• Pain · Apr 1999

    Self efficacy as a mediator of the relationship between pain intensity, disability and depression in chronic pain patients.

    • Paul Arnstein, Margaret Caudill, Carol Lynn Mandle, Anne Norris, and Ralph Beasley.
    • Boston College, 140 Commonwealth Avenue, Chestnut Hill, MA 02167, USA Dartmouth-Hitchcock Pain Clinic, Manchester, NH, USA Concord Hospital, Concord, NH, USA Beth-Israel Deaconess Medical Center, Boston, MA, USA Harvard Medical School, Boston, MA, USA.
    • Pain. 1999 Apr 1; 80 (3): 483-491.

    AbstractTo clarify the relationships between physical, and psychosocial components of chronic pain, a path analytic model was tested conceptualizing self efficacy as a mediator of disability. In turn, disability was hypothesized to mediate depression. This model could help explain the circumstances under which disability develops and why so many chronic pain patients become depressed.

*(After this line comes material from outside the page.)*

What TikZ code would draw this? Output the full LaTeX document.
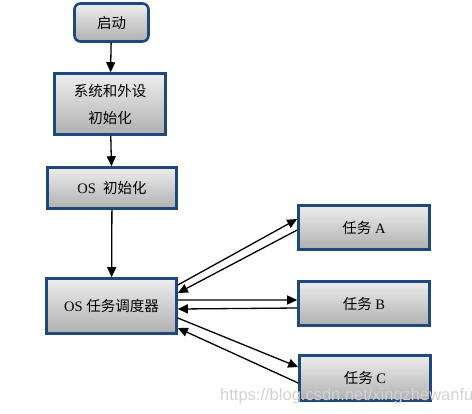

Questionnaires from 126 chronic pain patients (without prior depression) were reviewed from three pain clinics. Hypothesized and alternate models were tested using separate regression equations to identified models which best fit these data. Regression analysis supported that self efficacy partially mediates the relationship between pain intensity and disability. This model accounted for 47% of the explained variance in disability (P < 0.001). Six additional variables that were significantly related to disability in preliminary analysis, added to the explained variance in disability (R2 = 0.56), with gender and pain location paths remaining significant. In separate regression analyses, disability was found to partially mediate the relationship between pain intensity and depression (b = 0.47-0.33). This model accounted for 26% of the explained variance in depression. The addition of self efficacy to this model supported it as a stronger mediator (R2 = 0.32), and suggested that support for disability as a mediator of depression was a spurious finding. Both pain intensity and self efficacy contribute to the development of disability and depression in patients with chronic pain. Therefore, the lack of belief in ones own ability to manage pain, cope and function despite persistent pain, is a significant predictor of the extent to which individuals with chronic pain become disabled and/or depressed. Nevertheless, these mediators did not eliminate the strong impact that high pain intensity has on disability and depression. Therefore, therapy should target multiple goals, including: pain reduction, functional improvement and the enhancement of self efficacy beliefs.